The other brother Muhammad, a 32 year old school teacher, was also picked up by State Security on 7 December 2004, and detained for three months, where he received similar treatment.
The younger brother Hassan, attracted the security’s attention, while chanting “Down with Hosni Mubarak” during pro-Lebanese resistance demos in Arish last July.
“State Security officers phoned Hassan several times, with threats and intimidation to leave Tagammu and quit activism,” his mother Kawthar said.
Finally, State Security agents stormed the family’s house on the dawn of 7 September, while Hassan was asleep, his mother recalled. “He was asleep, in his underwear, when they grabbed him. He shouted requesting to see a judicial warrant. They told him, ‘We are State Security. We don’t need a warrant.'”
Hassan was taken in his underwear and thrown into the police van. He was not allowed to take his eyeglasses with him. His two brothers Wael and Muhammad were present in the house, but security agents were not interested in them. On the following day, State Security Major Hussein Mansour phoned in with more threats if the Abdallahs don’t cease their activism, and requested the two brothers to show up the SS Arish bureau for questioning, and to “bring clothes for their naked brother,” the mother said. The two refused, saying the officer’s actions were illegal. Fearing for their safety, the Abdallahs took refuge in the Tagammu office, and said if SS wanted them they could come and get them from the office. For a week, security forces used to raid their empty house every night and smash its furniture.
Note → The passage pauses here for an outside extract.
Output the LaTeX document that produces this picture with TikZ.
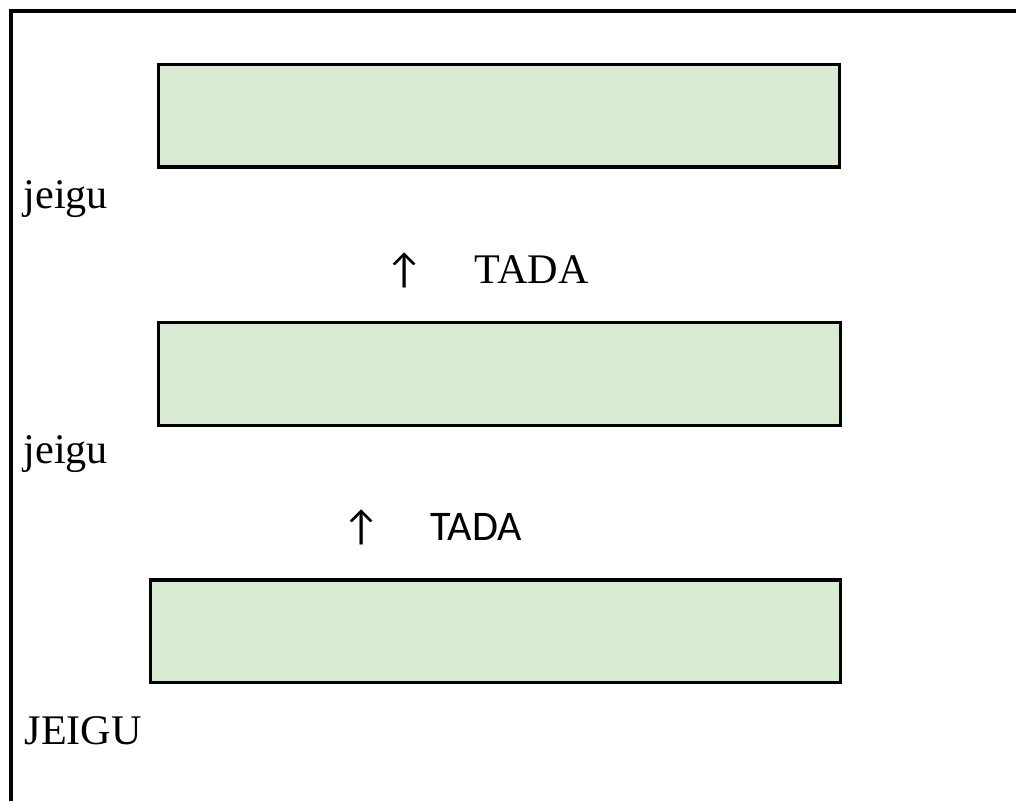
\documentclass[tikz,border=0pt]{standalone}
\usepackage{fontspec}
\setmainfont{Liberation Serif}
\newfontfamily\carlito{Carlito}
\usepackage{tikz}
\definecolor{boxgreen}{HTML}{D9EAD3}

\begin{document}
\begin{tikzpicture}[>=latex,
    greenbox/.style={draw, line width=0.9pt, fill=boxgreen, inner sep=0pt,
      minimum height=1.025cm},
    serif/.style={inner sep=0pt, font=\fontsize{12}{14}\selectfont},
    sans/.style={inner sep=0pt, font=\carlito\fontsize{12}{14}\selectfont}]
  \useasboundingbox (0,0) rectangle (10.16,-8.01);
  \draw [line width=0.9pt] (10.16,-0.11) -- (0.11,-0.11) -- (0.11,-8.01);
  % green boxes
  \node (box1) at (4.99,-1.158) [greenbox, minimum width=6.817cm] {};
  \node (box2) at (4.993,-3.74) [greenbox, minimum width=6.82cm] {};
  \node (box3) at (4.956,-6.312) [greenbox, minimum width=6.898cm] {};
  % labels
  \node (jeigu1) at (0.23,-2.083) [serif, anchor=base west] {jeigu};
  \node (up1) at (4.045,-2.70) [sans] {↑};
  \node (tada1) at (4.74,-2.833) [serif, anchor=base west] {TADA};
  \node (jeigu2) at (0.23,-4.633) [serif, anchor=base west] {jeigu};
  \node (up2) at (3.62,-5.275) [sans] {↑};
  \node (tada2) at (4.30,-5.41) [sans, anchor=base west] {TADA};
  \node (jeigu3) at (0.24,-7.443) [serif, anchor=base west] {JEIGU};
\end{tikzpicture}
\end{document}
They also told the mother several times her two sons were “considered fugitives now, and if they are seen anywhere in the streets they will be killed.”
Hassan was kept in State Security Arish bureau for a week, then he was transferred to Bourg Al-Arab prison, still without his clothes or eyeglasses–just his underwear, according to his mother, as State Security officers refused to receive the clothes and food his sister and his friend Shadi Ayoub tried to bring him while he was still locked up in Arish.
Hassan has not been presented to the prosecutor still, and his two brothers are still holed up in the Tagammu office for fear of their safety.